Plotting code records
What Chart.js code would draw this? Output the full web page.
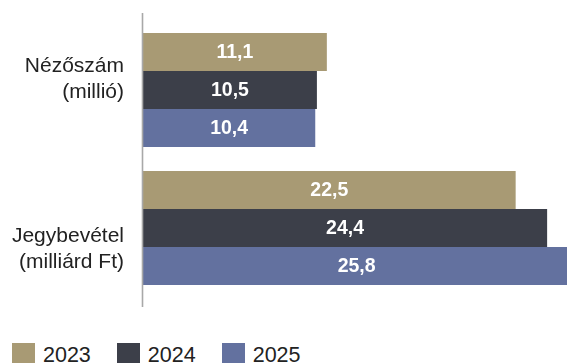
<!DOCTYPE html>
<html>
<head>
<meta charset="utf-8">
<script src="https://cdn.jsdelivr.net/npm/chart.js@4"></script>
<style>
  html, body { margin: 0; padding: 0; background: #fff; width: 567px; height: 363px; overflow: hidden; }
  #wrap { position: absolute; left: 0; top: 0; width: 567px; height: 310px; }
  #legend { position: absolute; left: 12px; top: 343px; display: flex; align-items: flex-start;
            font-family: "Liberation Sans", Arial, sans-serif; font-size: 21.5px; color: #222; white-space: nowrap; }
  .item { display: flex; align-items: flex-start; margin-right: 26px; }
  .box { width: 23px; height: 23px; margin-right: 8px; }
  .txt { line-height: 1; margin-top: 2px; }
</style>
</head>
<body>
<div id="wrap"><canvas id="c"></canvas></div>
<div id="legend"></div>
<script>
const categories = [["Nézőszám", "(millió)"], ["Jegybevétel", "(milliárd Ft)"]];
const seriesNames = ["2023", "2024", "2025"];
const values2023 = [11.1, 22.5];
const values2024 = [10.5, 24.4];
const values2025 = [10.4, 25.8];
const seriesColors = ["#a89a74", "#3c3f49", "#63719f"];

const seriesValues = [values2023, values2024, values2025];

const valueLabels = {
  id: 'valueLabels',
  afterDatasetsDraw(chart) {
    const ctx = chart.ctx;
    const xs = chart.scales.x;
    ctx.save();
    ctx.font = 'bold 19.5px "Liberation Sans", Arial, sans-serif';
    ctx.fillStyle = '#ffffff';
    ctx.textAlign = 'center';
    ctx.textBaseline = 'middle';
    chart.data.datasets.forEach((ds, di) => {
      const meta = chart.getDatasetMeta(di);
      meta.data.forEach((bar, i) => {
        const v = ds.data[i];
        const x0 = xs.getPixelForValue(0);
        const x1 = xs.getPixelForValue(v);
        ctx.fillText(v.toFixed(1).replace('.', ','), (x0 + x1) / 2, bar.y + 1);
      });
    });
    ctx.restore();
  }
};

const catLabels = {
  id: 'catLabels',
  afterDraw(chart, args, opts) {
    const ctx = chart.ctx;
    const ys = chart.scales.y;
    ctx.save();
    ctx.font = '21px "Liberation Sans", Arial, sans-serif';
    ctx.fillStyle = '#222222';
    ctx.textAlign = 'right';
    ctx.textBaseline = 'alphabetic';
    chart.data.labels.forEach((lines, i) => {
      const yc = ys.getPixelForValue(i);
      lines.forEach((t, li) => {
        ctx.fillText(t, opts.x, yc + opts.offsets[i] + li * opts.lineHeight);
      });
    });
    const a = chart.chartArea;
    ctx.strokeStyle = '#a8a8a8';
    ctx.lineWidth = 1.6;
    ctx.beginPath();
    ctx.moveTo(a.left - 0.5, a.top - 8);
    ctx.lineTo(a.left - 0.5, a.bottom + 10);
    ctx.stroke();
    ctx.restore();
  }
};

new Chart(document.getElementById('c'), {
  type: 'bar',
  data: {
    labels: categories,
    datasets: seriesNames.map((n, i) => ({
      label: n,
      data: seriesValues[i],
      backgroundColor: seriesColors[i],
      borderWidth: 0,
      barPercentage: 1,
      categoryPercentage: 0.826
    }))
  },
  options: {
    indexAxis: 'y',
    responsive: true,
    maintainAspectRatio: false,
    animation: false,
    layout: { padding: { left: 143, right: 0, top: 21, bottom: 13 } },
    scales: {
      x: { display: false, min: 0, max: 25.6 },
      y: { display: false }
    },
    plugins: {
      legend: { display: false },
      tooltip: { enabled: false },
      catLabels: { x: 124, offsets: [-18, 14], lineHeight: 26 }
    }
  },
  plugins: [valueLabels, catLabels]
});

const legend = document.getElementById('legend');
seriesNames.forEach((n, i) => {
  const item = document.createElement('div');
  item.className = 'item';
  const box = document.createElement('div');
  box.className = 'box';
  box.style.background = seriesColors[i];
  const txt = document.createElement('span');
  txt.className = 'txt';
  txt.textContent = n;
  item.appendChild(box);
  item.appendChild(txt);
  legend.appendChild(item);
});
</script>
</body>
</html>
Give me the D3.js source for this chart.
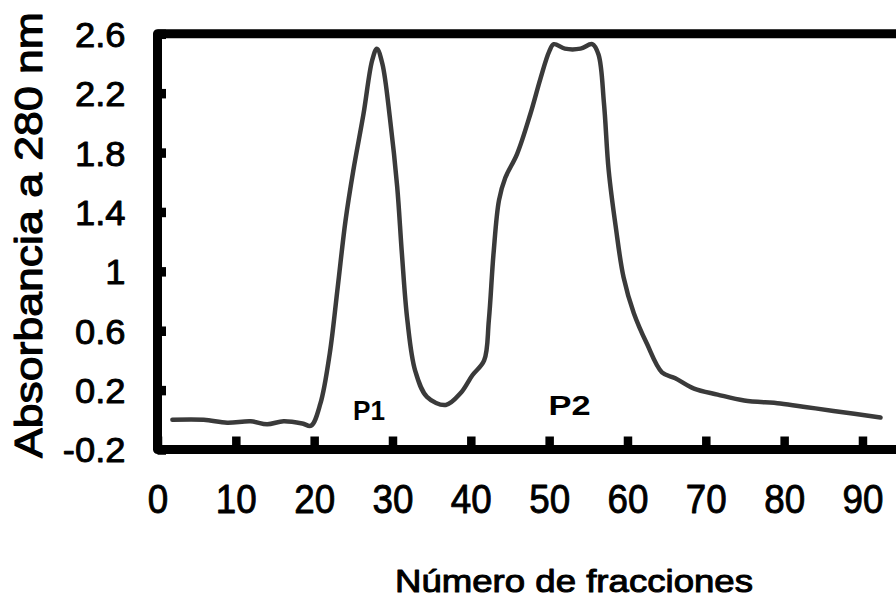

▸ EXERCISE
Output all of the data exactly as it stands, minus any images.

▸ THE SOLUTION
What Chart.js code would draw this? Output the full web page.
<!DOCTYPE html>
<html>
<head>
<meta charset="utf-8">
<script src="https://cdn.jsdelivr.net/npm/chart.js@4"></script>
<style>
  html, body { margin: 0; padding: 0; background: #fff; width: 567px; height: 363px; overflow: hidden; }
  #wrap { position: absolute; left: 0; top: 0; width: 567px; height: 310px; }
  #legend { position: absolute; left: 12px; top: 343px; display: flex; align-items: flex-start;
            font-family: "Liberation Sans", Arial, sans-serif; font-size: 21.5px; color: #222; white-space: nowrap; }
  .item { display: flex; align-items: flex-start; margin-right: 26px; }
  .box { width: 23px; height: 23px; margin-right: 8px; }
  .txt { line-height: 1; margin-top: 2px; }
</style>
</head>
<body>
<div id="wrap"><canvas id="c"></canvas></div>
<div id="legend"></div>
<script>
const categories = [["Nézőszám", "(millió)"], ["Jegybevétel", "(milliárd Ft)"]];
const seriesNames = ["2023", "2024", "2025"];
const values2023 = [11.1, 22.5];
const values2024 = [10.5, 24.4];
const values2025 = [10.4, 25.8];
const seriesColors = ["#a89a74", "#3c3f49", "#63719f"];

const seriesValues = [values2023, values2024, values2025];

const valueLabels = {
  id: 'valueLabels',
  afterDatasetsDraw(chart) {
    const ctx = chart.ctx;
    const xs = chart.scales.x;
    ctx.save();
    ctx.font = 'bold 19.5px "Liberation Sans", Arial, sans-serif';
    ctx.fillStyle = '#ffffff';
    ctx.textAlign = 'center';
    ctx.textBaseline = 'middle';
    chart.data.datasets.forEach((ds, di) => {
      const meta = chart.getDatasetMeta(di);
      meta.data.forEach((bar, i) => {
        const v = ds.data[i];
        const x0 = xs.getPixelForValue(0);
        const x1 = xs.getPixelForValue(v);
        ctx.fillText(v.toFixed(1).replace('.', ','), (x0 + x1) / 2, bar.y + 1);
      });
    });
    ctx.restore();
  }
};

const catLabels = {
  id: 'catLabels',
  afterDraw(chart, args, opts) {
    const ctx = chart.ctx;
    const ys = chart.scales.y;
    ctx.save();
    ctx.font = '21px "Liberation Sans", Arial, sans-serif';
    ctx.fillStyle = '#222222';
    ctx.textAlign = 'right';
    ctx.textBaseline = 'alphabetic';
    chart.data.labels.forEach((lines, i) => {
      const yc = ys.getPixelForValue(i);
      lines.forEach((t, li) => {
        ctx.fillText(t, opts.x, yc + opts.offsets[i] + li * opts.lineHeight);
      });
    });
    const a = chart.chartArea;
    ctx.strokeStyle = '#a8a8a8';
    ctx.lineWidth = 1.6;
    ctx.beginPath();
    ctx.moveTo(a.left - 0.5, a.top - 8);
    ctx.lineTo(a.left - 0.5, a.bottom + 10);
    ctx.stroke();
    ctx.restore();
  }
};

new Chart(document.getElementById('c'), {
  type: 'bar',
  data: {
    labels: categories,
    datasets: seriesNames.map((n, i) => ({
      label: n,
      data: seriesValues[i],
      backgroundColor: seriesColors[i],
      borderWidth: 0,
      barPercentage: 1,
      categoryPercentage: 0.826
    }))
  },
  options: {
    indexAxis: 'y',
    responsive: true,
    maintainAspectRatio: false,
    animation: false,
    layout: { padding: { left: 143, right: 0, top: 21, bottom: 13 } },
    scales: {
      x: { display: false, min: 0, max: 25.6 },
      y: { display: false }
    },
    plugins: {
      legend: { display: false },
      tooltip: { enabled: false },
      catLabels: { x: 124, offsets: [-18, 14], lineHeight: 26 }
    }
  },
  plugins: [valueLabels, catLabels]
});

const legend = document.getElementById('legend');
seriesNames.forEach((n, i) => {
  const item = document.createElement('div');
  item.className = 'item';
  const box = document.createElement('div');
  box.className = 'box';
  box.style.background = seriesColors[i];
  const txt = document.createElement('span');
  txt.className = 'txt';
  txt.textContent = n;
  item.appendChild(box);
  item.appendChild(txt);
  legend.appendChild(item);
});
</script>
</body>
</html>
Give me the D3.js source for this chart.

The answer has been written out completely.